I continue up along the other side of the peninsula, taking a right turn at the top and I was able to stay on country road all the way. Eventually I could see the main road but I was still able to keep running on the parallel country road, which led me along a rough trail by Bruckless House and crossing over a nice grassy track.
Grassy path - at Bruckless harbour
 I ended up running through someone’s garden before coming back onto the main road (N56) which I only had to stay on for 1km until I saw the sign pointing right to St. John’s Point. So now I had only 11km to run along the narrow peninsula to the Lighthouse.
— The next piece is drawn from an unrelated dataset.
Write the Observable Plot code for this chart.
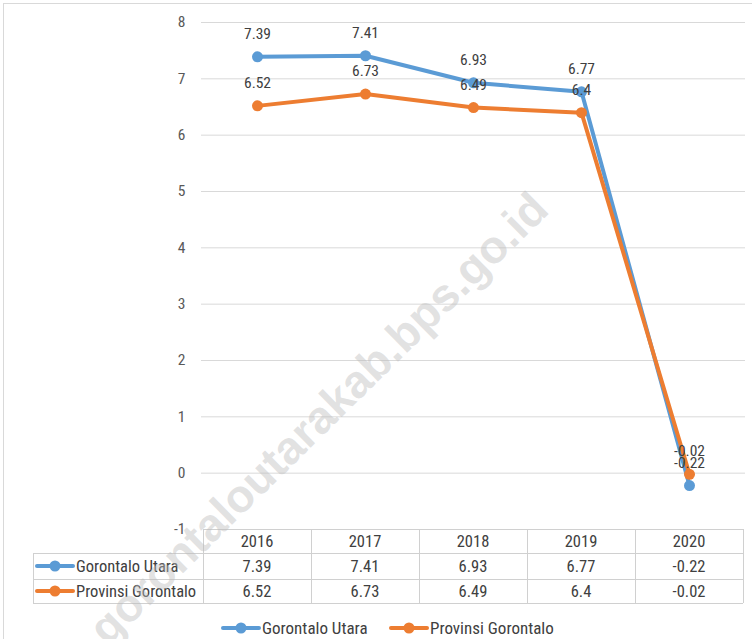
<!DOCTYPE html>
<html>
<head>
<meta charset="utf-8">
<script src="https://cdn.jsdelivr.net/npm/d3@7"></script>
<script src="https://cdn.jsdelivr.net/npm/@observablehq/plot@0.6"></script>
<style>
  html, body { margin: 0; padding: 0; background: #fff; }
  #chart { width: 752px; height: 639px; }
</style>
</head>
<body>
<div id="chart"></div>
<script>
const years = ["2016", "2017", "2018", "2019", "2020"];
const gorontaloUtara = [7.39, 7.41, 6.93, 6.77, -0.22];
const provinsiGorontalo = [6.52, 6.73, 6.49, 6.4, -0.02];
const seriesNames = ["Gorontalo Utara", "Provinsi Gorontalo"];
const seriesColors = ["#5B9BD5", "#ED7D31"];
const yTicks = [-1, 0, 1, 2, 3, 4, 5, 6, 7, 8];
const watermark = "gorontaloutarakab.bps.go.id";

const seriesValues = [gorontaloUtara, provinsiGorontalo];
const data = seriesNames.flatMap((s, si) =>
  years.map((yr, i) => ({ year: yr, value: seriesValues[si][i], series: s }))
);

const FONT = "'Liberation Sans Narrow', 'Roboto Condensed', Roboto, sans-serif";

const plot = Plot.plot({
  width: 752,
  height: 639,
  marginLeft: 201,
  marginRight: 7,
  marginTop: 22,
  marginBottom: 110,
  style: { fontFamily: FONT, background: "#fff", overflow: "visible" },
  x: { type: "band", domain: years, padding: 0, axis: null },
  y: { domain: [-1, 8], axis: null },
  color: { domain: seriesNames, range: seriesColors },
  marks: [
    Plot.ruleY(yTicks.filter(t => t > -1), { stroke: "#d9d9d9", strokeWidth: 1 }),
    Plot.axisY({ ticks: yTicks, tickSize: 0, tickPadding: 16, fontSize: 15.5, fill: "#595959", label: null, tickFormat: d => String(d) }),
    Plot.line(data, { x: "year", y: "value", z: "series", stroke: "series", strokeWidth: 4, strokeLinejoin: "round", strokeLinecap: "round" }),
    Plot.dot(data, { x: "year", y: "value", fill: "series", r: 5.5, stroke: "none" }),
    Plot.text(data, { x: "year", y: "value", text: d => String(d.value), dy: -23, fill: "#404040", fontSize: 15.5 })
  ]
});

document.getElementById("chart").appendChild(plot);

// Table, legend, frame, watermark using the plot's scales
const svg = d3.select(plot);
const xs = plot.scale("x");
const ys = plot.scale("y");
const bw = xs.bandwidth;
const edges = years.map(y => xs.apply(y)).concat([xs.apply(years[years.length - 1]) + bw]);
const tableTop = ys.apply(-1);
const rowBounds = [tableTop, tableTop + 24, tableTop + 50, tableTop + 74];
const leftX = 33;
const gridC = "#d0d0d0";
const TFS = 16.5;

const tg = svg.append("g").attr("font-family", FONT);
// horizontal lines
tg.append("line").attr("x1", edges[0]).attr("x2", edges[5]).attr("y1", rowBounds[0] + 0.5).attr("y2", rowBounds[0] + 0.5).attr("stroke", gridC);
[1, 2, 3].forEach(r => {
  tg.append("line").attr("x1", leftX).attr("x2", edges[5]).attr("y1", rowBounds[r] + 0.5).attr("y2", rowBounds[r] + 0.5).attr("stroke", gridC);
});
// vertical lines
edges.forEach(e => {
  tg.append("line").attr("x1", e + 0.5).attr("x2", e + 0.5).attr("y1", rowBounds[0]).attr("y2", rowBounds[3]).attr("stroke", gridC);
});
tg.append("line").attr("x1", leftX + 0.5).attr("x2", leftX + 0.5).attr("y1", rowBounds[1]).attr("y2", rowBounds[3]).attr("stroke", gridC);

// header
years.forEach(yr => {
  tg.append("text").attr("x", xs.apply(yr) + bw / 2).attr("y", (rowBounds[0] + rowBounds[1]) / 2)
    .attr("text-anchor", "middle").attr("dominant-baseline", "central")
    .attr("font-size", TFS).attr("fill", "#404040").text(yr);
});
// rows
seriesNames.forEach((s, si) => {
  const cy = (rowBounds[si + 1] + rowBounds[si + 2]) / 2;
  tg.append("line").attr("x1", leftX + 4).attr("x2", leftX + 40).attr("y1", cy).attr("y2", cy)
    .attr("stroke", seriesColors[si]).attr("stroke-width", 4).attr("stroke-linecap", "round");
  tg.append("circle").attr("cx", leftX + 22).attr("cy", cy).attr("r", 5.5).attr("fill", seriesColors[si]);
  tg.append("text").attr("x", leftX + 43).attr("y", cy).attr("dominant-baseline", "central")
    .attr("text-anchor", "start")
    .attr("font-size", TFS).attr("fill", "#404040").text(s);
  years.forEach((yr, i) => {
    tg.append("text").attr("x", xs.apply(yr) + bw / 2).attr("y", cy)
      .attr("text-anchor", "middle").attr("dominant-baseline", "central")
      .attr("font-size", TFS).attr("fill", "#404040").text(String(seriesValues[si][i]));
  });
});

// legend
const lg = svg.append("g").attr("font-family", FONT);
const legendY = 628;
const legendX = [223, 391];
seriesNames.forEach((s, si) => {
  const lx = legendX[si];
  lg.append("line").attr("x1", lx).attr("x2", lx + 36).attr("y1", legendY).attr("y2", legendY)
    .attr("stroke", seriesColors[si]).attr("stroke-width", 4).attr("stroke-linecap", "round");
  lg.append("circle").attr("cx", lx + 18).attr("cy", legendY).attr("r", 5.5).attr("fill", seriesColors[si]);
  lg.append("text").attr("x", lx + 39).attr("y", legendY).attr("dominant-baseline", "central")
    .attr("text-anchor", "start")
    .attr("font-size", 17).attr("fill", "#404040").text(s);
});

// outer frame
svg.append("rect").attr("x", 3.5).attr("y", 3.5).attr("width", 760).attr("height", 640)
  .attr("fill", "none").attr("stroke", "#d9d9d9");

// watermark
svg.append("text")
  .attr("transform", "translate(318,418) rotate(-44.5)")
  .attr("text-anchor", "middle").attr("dominant-baseline", "central")
  .attr("font-family", "'Liberation Sans', Arial, sans-serif").attr("font-weight", "bold")
  .attr("font-size", 46).attr("fill", "#bdbdbd").attr("fill-opacity", 0.45)
  .text(watermark);
</script>
</body>
</html>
Castle on St. John's peninsula
 It was a long 7 miles and I was glad to have a wee break near the end at Killultan beach (just about a mile from the Lighthouse). Maureen and Brian were there to greet me, it was now a nice afternoon and some people were swimming in the very clear water.
Great to see Killultan beach as I turned around the corner! 
 As I was chatting to Maureen a young female runner came by and when I asked her if she was running to the Lighthouse she (Niamh McKenna) said she was.
With Niamh at finish point, St. John's Lighthouse
 So Niamh joined me on the last mile of this month’s coastal run. And so after all these months I'm finally getting through the coast of Donegal and slowly getting closer to the Connacht border. The adventure continues again in September!         

PS : Thanks to Shaun, the owner of Derrylahan Hostel for very generous £stg20.00 for Clifton School.    

Total distance to date: 1,490 (931miles)
Next Stages: Donegal to Bundoran (via Rossnowlagh Beach) Friday/Saturday of 13-14 Sept 2019. Final ‘Province of Ulster’ stages!